I started using sddw with fleet - another app I wrote to orchestrate a fleet of coding agents https://news.ycombinator.com/item?id=48256389. I just submit a sequence of tasks chained into a sequential exectuion:

- fleet config set model=sonnet coder=claude

- fleet bd create --title "/sddw:requirements <task-name> task description is in TASK.md --auto"

- fleet bd create --title "/sddw:code_analysis <task-name> --auto" --deps <prev task id>

- fleet bd create --title "/sddw:design <task-name> --auto" --deps <prev task id>

- fleet bd create --title "/sddw:implement <task-name> --task 1 --auto" --deps <prev task id>

aaronbrethorst 4 days ago

I'd love to see a comparison with other spec-driven development tools for Claude, like OpenSpec and Superpowers. How does this compare and contrast with them?

  • sermakarevich 4 days ago

    I think those tools would be good as well. The point of sddw for me was to be able to adjust sdd to typical size of your projects. GSD was great but probably for gigantic projects only. For mid - its overkill of tokens.

NBenkovich 4 days ago

Decomposition is definitely needed as tasks become more complicated. I’d prefer to define the desired state, get a decomposed breakdown of the gap between the current and desired states, and let agents figure out how to close it themselves, rather than manually operating each intermediate task. As a project owner, I’d love to work at the desired-state level.

zihotki 4 days ago

Are there any benchmarks/evals to see if this particular one is doing anything good comparing to, let's say, plan mode? How do you measure it actually works and you don't waste tokens and your personal time?

I fail to see any backing for claims 'boosting performance' and 'keeping costs low'

  • sermakarevich 4 days ago

    fair

    here are slides explaining it in more details: https://docs.google.com/presentation/d/1SjKXF7hkoqyiN9-3tBGY...

    when plan + code mode works - no need to change it. when it does not, because feature is complicated - than we need something else. Thats when sdd is applicable. I use it for mid + size projects only.

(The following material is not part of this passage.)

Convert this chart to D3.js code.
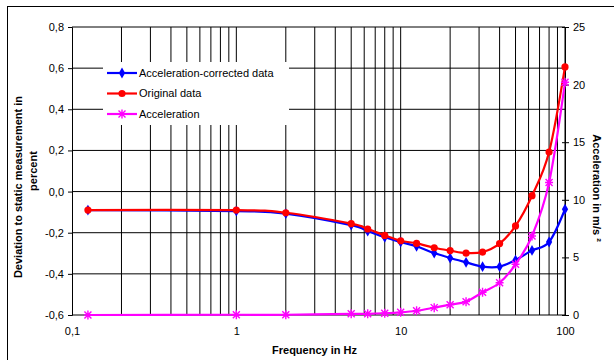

    Measuring is a bit of subjective thing here. But when plan mode + code does not work and sdd works (because of double decomposition) - you get what you need.

    Tokens consumption is lower because you can wipe your context after every step or subtask implemented. The scope to deliver specs is bigger however. But confusion is way lower as your context is focused per single step or subtask.